── Entries shown ──

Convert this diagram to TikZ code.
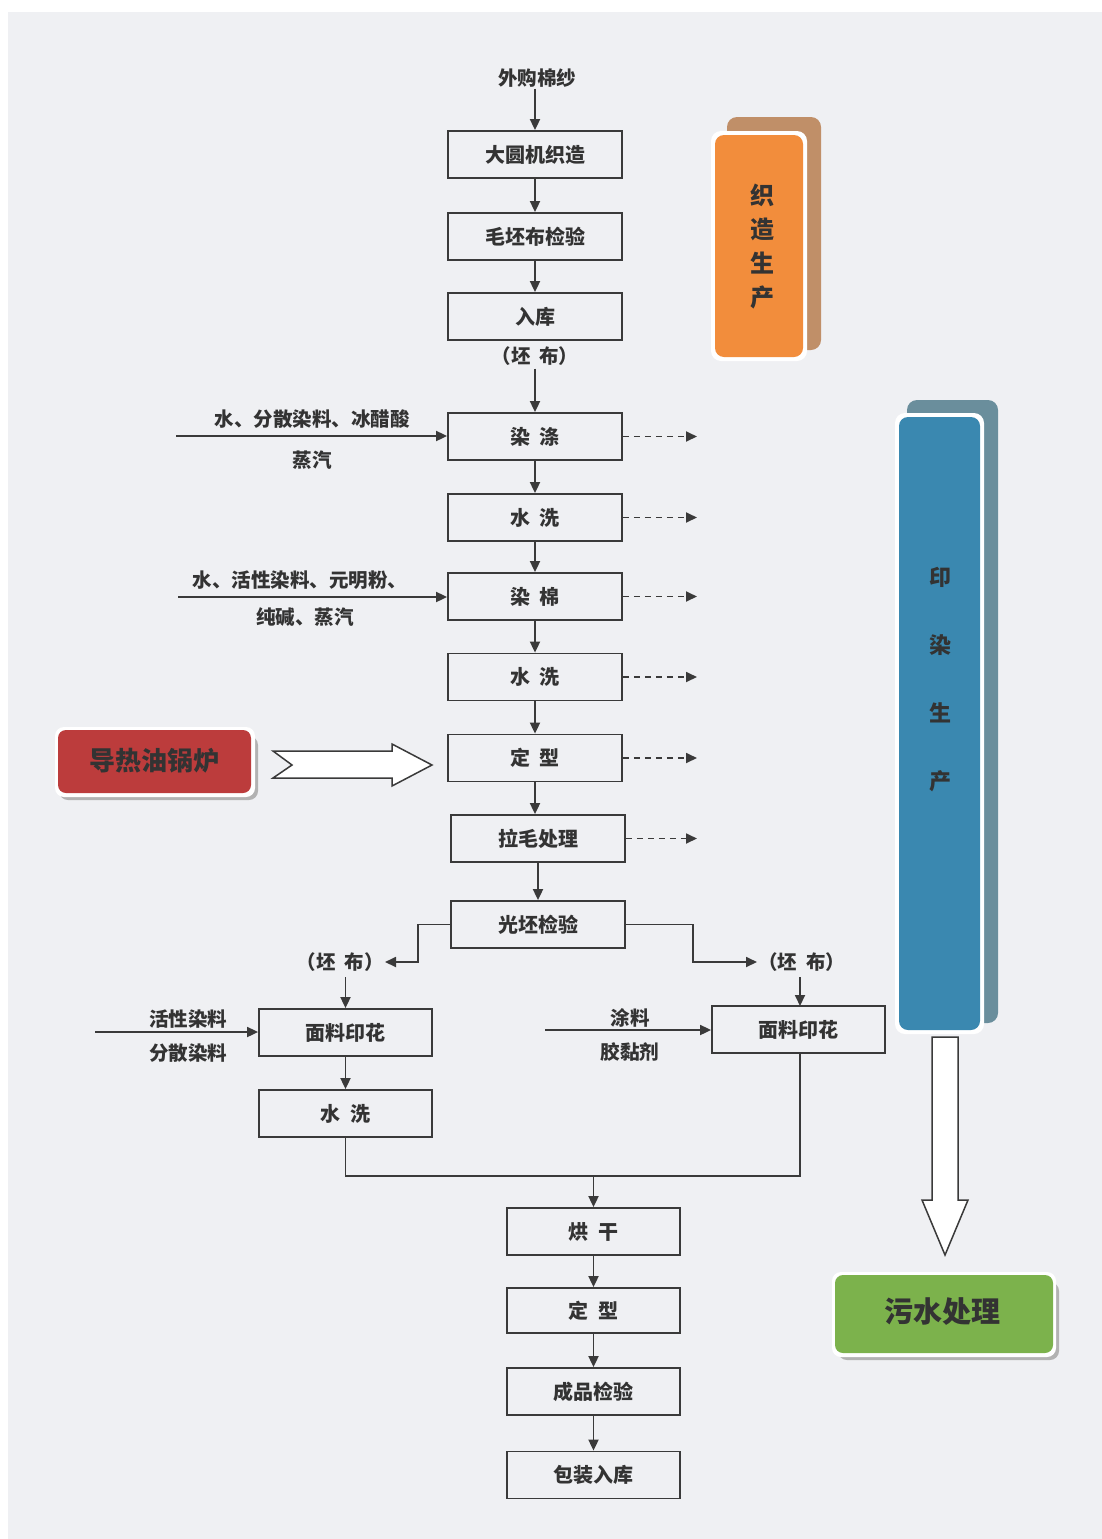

───
── Entries shown ──

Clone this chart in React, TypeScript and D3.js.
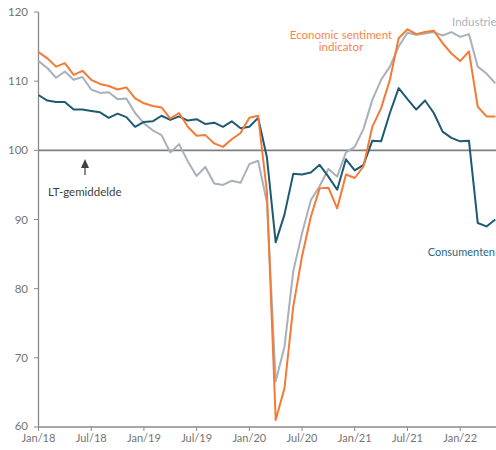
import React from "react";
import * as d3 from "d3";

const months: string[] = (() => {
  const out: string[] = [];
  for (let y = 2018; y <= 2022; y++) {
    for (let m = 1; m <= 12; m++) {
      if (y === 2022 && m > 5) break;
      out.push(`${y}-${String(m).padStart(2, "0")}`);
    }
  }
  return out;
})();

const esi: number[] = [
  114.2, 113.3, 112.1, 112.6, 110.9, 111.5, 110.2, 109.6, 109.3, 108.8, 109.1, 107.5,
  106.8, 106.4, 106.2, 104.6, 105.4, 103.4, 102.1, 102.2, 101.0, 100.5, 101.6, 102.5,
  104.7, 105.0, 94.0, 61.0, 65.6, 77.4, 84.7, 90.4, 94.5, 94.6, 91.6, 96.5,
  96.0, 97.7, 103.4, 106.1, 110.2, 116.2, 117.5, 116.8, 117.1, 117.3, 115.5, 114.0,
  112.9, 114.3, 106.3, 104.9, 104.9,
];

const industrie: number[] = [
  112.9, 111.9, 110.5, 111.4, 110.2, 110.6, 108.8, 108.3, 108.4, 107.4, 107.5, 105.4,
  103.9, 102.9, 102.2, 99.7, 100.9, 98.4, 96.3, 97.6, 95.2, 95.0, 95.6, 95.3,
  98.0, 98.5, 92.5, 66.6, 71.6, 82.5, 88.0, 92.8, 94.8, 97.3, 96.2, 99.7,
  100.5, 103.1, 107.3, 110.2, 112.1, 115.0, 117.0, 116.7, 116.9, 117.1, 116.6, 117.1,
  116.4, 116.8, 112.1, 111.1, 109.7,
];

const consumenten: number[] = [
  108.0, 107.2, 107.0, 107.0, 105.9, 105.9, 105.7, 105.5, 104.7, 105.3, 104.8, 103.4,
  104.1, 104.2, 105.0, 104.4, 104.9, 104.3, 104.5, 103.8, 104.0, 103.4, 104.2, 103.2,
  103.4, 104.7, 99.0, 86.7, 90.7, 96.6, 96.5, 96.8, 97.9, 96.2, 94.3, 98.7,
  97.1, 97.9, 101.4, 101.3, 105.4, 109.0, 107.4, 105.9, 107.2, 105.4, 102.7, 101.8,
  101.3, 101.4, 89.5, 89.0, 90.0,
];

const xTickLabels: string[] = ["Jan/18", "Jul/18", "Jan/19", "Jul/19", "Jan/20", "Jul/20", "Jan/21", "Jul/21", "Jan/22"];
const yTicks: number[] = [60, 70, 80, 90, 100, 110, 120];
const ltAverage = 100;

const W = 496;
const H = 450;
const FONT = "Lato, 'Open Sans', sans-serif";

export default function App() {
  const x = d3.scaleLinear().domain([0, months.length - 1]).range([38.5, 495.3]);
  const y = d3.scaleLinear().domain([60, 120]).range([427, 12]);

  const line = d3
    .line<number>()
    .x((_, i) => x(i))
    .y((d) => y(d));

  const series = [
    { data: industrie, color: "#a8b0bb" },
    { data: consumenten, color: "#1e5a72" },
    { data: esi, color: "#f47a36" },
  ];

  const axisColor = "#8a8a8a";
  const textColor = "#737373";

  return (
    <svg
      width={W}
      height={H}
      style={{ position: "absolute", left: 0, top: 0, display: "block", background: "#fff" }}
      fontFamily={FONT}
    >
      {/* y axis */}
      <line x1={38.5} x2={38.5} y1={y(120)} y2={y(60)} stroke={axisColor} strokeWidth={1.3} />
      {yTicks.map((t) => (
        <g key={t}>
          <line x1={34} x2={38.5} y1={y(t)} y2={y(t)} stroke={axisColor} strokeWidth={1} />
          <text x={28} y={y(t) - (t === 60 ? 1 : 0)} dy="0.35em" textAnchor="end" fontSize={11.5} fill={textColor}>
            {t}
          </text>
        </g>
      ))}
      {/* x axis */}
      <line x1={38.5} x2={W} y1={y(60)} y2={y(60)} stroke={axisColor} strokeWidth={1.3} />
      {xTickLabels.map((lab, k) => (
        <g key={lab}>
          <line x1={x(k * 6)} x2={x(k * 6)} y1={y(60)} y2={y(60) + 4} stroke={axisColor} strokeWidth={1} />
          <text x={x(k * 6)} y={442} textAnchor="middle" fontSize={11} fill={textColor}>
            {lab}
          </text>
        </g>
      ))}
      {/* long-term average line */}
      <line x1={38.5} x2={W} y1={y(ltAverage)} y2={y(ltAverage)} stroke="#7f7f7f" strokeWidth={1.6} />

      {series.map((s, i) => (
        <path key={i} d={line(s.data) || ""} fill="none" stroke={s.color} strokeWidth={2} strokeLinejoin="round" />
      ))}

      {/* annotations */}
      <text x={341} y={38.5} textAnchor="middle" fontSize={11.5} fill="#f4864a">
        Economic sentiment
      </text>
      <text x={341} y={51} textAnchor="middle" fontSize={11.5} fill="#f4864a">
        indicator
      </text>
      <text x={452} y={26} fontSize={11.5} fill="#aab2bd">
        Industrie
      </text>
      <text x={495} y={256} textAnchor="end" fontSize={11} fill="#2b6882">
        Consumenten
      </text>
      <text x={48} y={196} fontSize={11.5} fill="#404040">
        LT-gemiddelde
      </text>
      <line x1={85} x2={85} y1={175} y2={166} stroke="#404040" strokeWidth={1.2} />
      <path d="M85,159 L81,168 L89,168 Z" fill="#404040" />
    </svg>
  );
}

───

◆ Given request
Out of the records, collect only those lines that contain the string "this".

◆ Task response
Convert this diagram to TikZ code.
Clone this chart in React, TypeScript and D3.js.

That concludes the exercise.